What does directors & officers insurance cover and how do you know if you need it? Directors and Officers insurance is designed to protect the directors and officers of a company from litigation expenses and damages where such people are directly sued by an outside party. Such third parties may include investors, customers, employees or other interests. The private assets of such directors and officers may be at risk in such litigation. The directors and officers insurance is a coverage that will indemnify a company director or officer for legal defense and damages or indemnify a company in instances where it will indemnify their director or officer in question.
So what are the instances in which a director or officer could face such a situation? This is an area that has been getting more and more attention due to the frequency with which such suit are being brought. Claims against D’s and O’s can cover a lot of ground including instances such as
- Breach of Fiduciary Duty
- Claims of illegal business practices
- Regulatory violations
- Shareholder lawsuit
There’s more than this to the list but you get the idea that there is a lot of ground. Essentially, a type of claim that is aimed at the leadership of a company regarding leadership decisions and policy can fall into this category of claim.

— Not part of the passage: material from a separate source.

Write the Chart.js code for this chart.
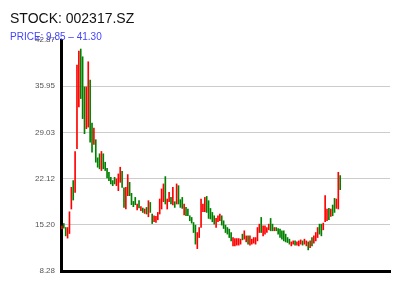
<!DOCTYPE html>
<html>
<head>
<meta charset="utf-8">
<script src="https://cdn.jsdelivr.net/npm/chart.js@4/dist/chart.umd.min.js"></script>
<style>
  body { margin: 0; background: #fff; }
  #wrap { position: relative; width: 400px; height: 300px; }
  #title { position: absolute; left: 10px; top: 10px; font: 14px "Liberation Sans", Arial, sans-serif; color: #111; }
  #subtitle { position: absolute; left: 10px; top: 31px; font: 10px "Liberation Sans", Arial, sans-serif; color: #4444ff; }
</style>
</head>
<body>
<div id="wrap">
  <canvas id="stockChart" width="400" height="300"></canvas>
  <div id="title">STOCK: 002317.SZ</div>
  <div id="subtitle">PRICE: 9.85 – 41.30</div>
</div>
<script>
const opens = [
  14.60, 15.39, 14.79, 13.20, 13.89, 17.56, 21.82, 20.06, 26.58, 32.84,
  41.52, 40.36, 35.85, 29.59, 29.83, 36.86, 30.43, 27.23, 27.94, 25.23,
  25.83, 23.32, 25.83, 24.57, 23.67, 23.06, 22.31, 21.82, 22.31, 21.06,
  20.31, 21.56, 23.21, 20.72, 17.56, 19.56, 21.56, 19.91, 18.70, 19.30,
  17.41, 18.81, 17.30, 17.71, 16.90, 17.80, 16.40, 18.55, 16.81, 15.65,
  15.54, 15.95, 16.81, 17.56, 18.66, 22.42, 17.56, 18.66, 19.30, 18.16,
  18.66, 18.31, 21.06, 18.96, 19.30, 16.66, 17.80, 17.56, 16.55, 16.30,
  15.54, 15.15, 11.63, 13.29, 14.79, 17.15, 17.15, 19.45, 18.81, 17.65,
  17.05, 16.55, 14.79, 15.65, 15.80, 16.55, 15.80, 15.15, 14.79, 14.55,
  14.04, 12.04, 12.04, 12.15, 12.15, 12.30, 13.80, 13.05, 12.64, 13.54,
  12.15, 12.30, 12.45, 12.30, 12.79, 14.04, 16.30, 13.54, 13.80, 14.04,
  14.45, 16.15, 15.30, 14.30, 14.79, 14.64, 14.55, 14.30, 14.30, 13.80,
  13.29, 13.05, 12.04, 12.30, 12.79, 12.15, 12.04, 12.30, 12.79, 12.30,
  12.04, 12.64, 11.78, 13.29, 12.45, 12.79, 13.29, 15.30, 15.30, 14.45,
  15.65, 15.80, 17.65, 16.45, 18.16, 19.15, 17.65, 17.56, 22.57
];
const closes = [
  15.05, 14.70, 13.54, 14.79, 17.15, 20.81, 18.91, 26.18, 39.11, 41.22,
  34.10, 31.10, 28.84, 35.85, 39.61, 27.58, 26.07, 29.68, 24.57, 23.82,
  23.58, 26.18, 23.58, 23.32, 22.22, 21.82, 21.32, 21.06, 21.32, 22.07,
  22.82, 23.82, 20.81, 17.80, 20.81, 22.72, 19.56, 18.21, 17.91, 18.21,
  18.31, 17.71, 17.91, 17.05, 17.56, 16.81, 18.81, 17.05, 15.39, 16.55,
  16.45, 17.05, 19.06, 20.57, 21.32, 18.31, 19.06, 20.06, 18.31, 20.81,
  17.80, 21.32, 18.31, 17.80, 17.65, 18.31, 16.55, 16.55, 15.80, 15.45,
  14.04, 12.30, 14.04, 14.79, 19.06, 18.31, 19.30, 17.05, 16.15, 16.06,
  15.65, 15.30, 16.15, 16.55, 16.81, 15.15, 14.64, 14.04, 13.80, 13.29,
  12.79, 13.29, 13.14, 13.14, 13.14, 13.05, 12.94, 14.30, 13.54, 12.30,
  13.54, 13.05, 13.29, 13.29, 14.79, 15.30, 14.04, 15.05, 15.05, 14.79,
  15.30, 14.30, 14.30, 14.79, 14.30, 13.80, 13.29, 13.05, 12.79, 12.64,
  12.54, 12.30, 12.64, 12.79, 12.15, 12.64, 12.79, 12.94, 12.15, 13.05,
  12.79, 11.44, 12.79, 12.04, 13.54, 14.04, 14.79, 13.80, 13.54, 15.45,
  19.56, 17.56, 15.95, 17.56, 16.55, 17.05, 19.06, 23.06, 20.46
];
const yTicks = [8.28, 15.20, 22.12, 29.03, 35.95, 42.87];
const totalDays = 175;

const days = Array.from({ length: totalDays }, (_, i) => "D" + (i + 1));
const bodies = opens.map((o, i) => [o, closes[i]]);
const colors = opens.map((o, i) => (closes[i] >= o ? "#ff0000" : "#008000"));

const ctx = document.getElementById("stockChart");

new Chart(ctx, {
  type: "bar",
  data: {
    labels: days,
    datasets: [
      {
        data: bodies,
        backgroundColor: colors,
        borderWidth: 0,
        barThickness: 1,
      },
    ],
  },
  options: {
    responsive: false,
    animation: false,
    layout: { padding: { left: 0, right: 10, top: 40, bottom: 29 } },
    plugins: { legend: { display: false }, tooltip: { enabled: false } },
    scales: {
      x: {
        offset: true,
        grid: { display: false, drawTicks: false },
        ticks: { display: false },
        border: { color: "#000", width: 3 },
      },
      y: {
        min: yTicks[0],
        max: yTicks[yTicks.length - 1],
        afterBuildTicks: (scale) => {
          scale.ticks = yTicks.map((v) => ({ value: v }));
        },
        afterFit: (scale) => {
          scale.width = 61;
          scale.paddingTop = 0;
          scale.paddingBottom = 0;
        },
        grid: {
          drawTicks: false,
          color: (c) => (c.index === yTicks.length - 1 ? "rgba(0,0,0,0)" : "#cccccc"),
        },
        border: { color: "#000", width: 3 },
        ticks: {
          padding: 6,
          color: "#555",
          font: { family: "Liberation Sans", size: 8 },
          callback: (v) => Number(v).toFixed(2),
        },
      },
    },
  },
});
</script>
</body>
</html>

As far as knowing if you need it, if you are a publicly traded company, yes you do and you already have it (at least you better). More likely if you are asking this question it is because your company is a private one and you are debating if you need it. From my experience the answer comes down to three rationales.
A prerequisite to a funding round
One point at which it makes sense to insure your directors is if getting a pile of money depends on it. In many cases, VC or private equity firms will make this a contingency to closing a round of funding for a company. The amount of coverage will be set by the entity but more often than not it is a stock $1mm coverage amount. EPLI may also be a component of this prerequisite and would be a separate line item in a comprehensive management liability policy, just be aware.

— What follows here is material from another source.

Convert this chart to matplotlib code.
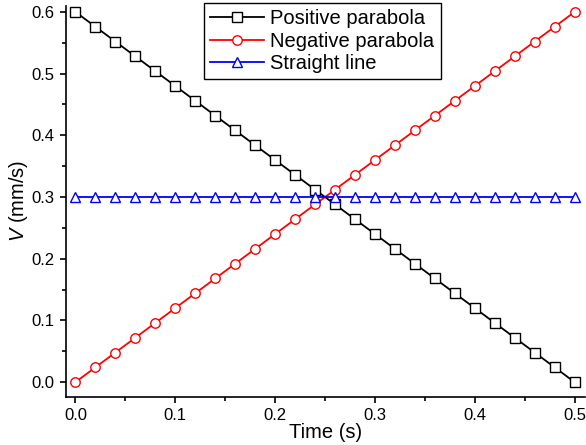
import matplotlib.pyplot as plt
from matplotlib.ticker import MultipleLocator

plt.rcParams['font.family'] = ['Liberation Sans', 'DejaVu Sans']
plt.rcParams['mathtext.fontset'] = 'custom'
plt.rcParams['mathtext.it'] = 'Liberation Sans:italic'
plt.rcParams['mathtext.rm'] = 'Liberation Sans'

time = [0.00, 0.02, 0.04, 0.06, 0.08, 0.10, 0.12, 0.14, 0.16, 0.18, 0.20, 0.22, 0.24,
        0.26, 0.28, 0.30, 0.32, 0.34, 0.36, 0.38, 0.40, 0.42, 0.44, 0.46, 0.48, 0.50]
v_positive = [0.600, 0.576, 0.552, 0.528, 0.504, 0.480, 0.456, 0.432, 0.408, 0.384, 0.360,
              0.336, 0.312, 0.288, 0.264, 0.240, 0.216, 0.192, 0.168, 0.144, 0.120, 0.096,
              0.072, 0.048, 0.024, 0.000]
v_negative = [0.000, 0.024, 0.048, 0.072, 0.096, 0.120, 0.144, 0.168, 0.192, 0.216, 0.240,
              0.264, 0.288, 0.312, 0.336, 0.360, 0.384, 0.408, 0.432, 0.456, 0.480, 0.504,
              0.528, 0.552, 0.576, 0.600]
v_straight = [0.3] * 26
labels = ['Positive parabola', 'Negative parabola', 'Straight line']

fig = plt.figure(figsize=(5.86, 4.45), dpi=100)
ax = fig.add_axes([0.1126, 0.108, 0.885, 0.879])

ax.plot(time, v_positive, color='black', marker='s', ms=6.5, mfc='white', mec='black',
        mew=1.0, lw=1.3, label=labels[0])
ax.plot(time, v_negative, color='red', marker='o', ms=6.8, mfc='white', mec='red',
        mew=1.0, lw=1.3, label=labels[1])
ax.plot(time, v_straight, color='blue', marker='^', ms=6.8, mfc='white', mec='blue',
        mew=1.0, lw=1.3, label=labels[2])

ax.set_xlim(-0.0095, 0.51)
ax.set_ylim(-0.024, 0.61)
ax.xaxis.set_major_locator(MultipleLocator(0.1))
ax.xaxis.set_minor_locator(MultipleLocator(0.05))
ax.yaxis.set_major_locator(MultipleLocator(0.1))
ax.yaxis.set_minor_locator(MultipleLocator(0.05))
ax.xaxis.set_major_formatter(plt.FormatStrFormatter('%.1f'))
ax.yaxis.set_major_formatter(plt.FormatStrFormatter('%.1f'))

ax.spines['top'].set_visible(False)
ax.spines['right'].set_visible(False)
for s in ['left', 'bottom']:
    ax.spines[s].set_linewidth(1.2)
ax.tick_params(which='major', direction='out', length=4.5, width=1.2, labelsize=12)
ax.tick_params(which='minor', direction='out', length=3, width=1.2)

ax.set_xlabel('Time (s)', fontsize=14.5, labelpad=0)
ax.set_ylabel(r'$V$ (mm/s)', fontsize=14.5, labelpad=1)

leg = ax.legend(loc='upper left', bbox_to_anchor=(204 / 586, 1 - 3 / 445),
                bbox_transform=fig.transFigure, fontsize=14.5, numpoints=1,
                handlelength=2.7, fancybox=False, framealpha=1, edgecolor='black',
                borderpad=0.3, labelspacing=0.18, handletextpad=0.3, borderaxespad=0)
leg.get_frame().set_linewidth(1.0)

fig.savefig('out.png', dpi=100)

You are trying to land a board member and they require it
I’ve had clients out in Silicon Valley try to bring experienced people in to become part of a board of directors. The people that were targets of these companies were experienced old hands in the tech and startup space, so one of the first requirements these folks had was making sure that D&O was in place. If you are trying to put a board in place made up of experienced industry veterans, be prepared to have Directors and Officers coverage become part of the conversation.
A third rationale is a little more of a judgment call on the timing, but if you yourself are an officer and are asking this question, you will want to consider it when you feel it is time to……
CYA-Cover Your Ass
As soon as there are directors and officers acting in a management capacity, there is a need for this type of coverage. Most bootstrapping startups will put it off until there is a trigger and that’s understandable but if the company has some traction and is moving along well enough where the resources are there, get this in place.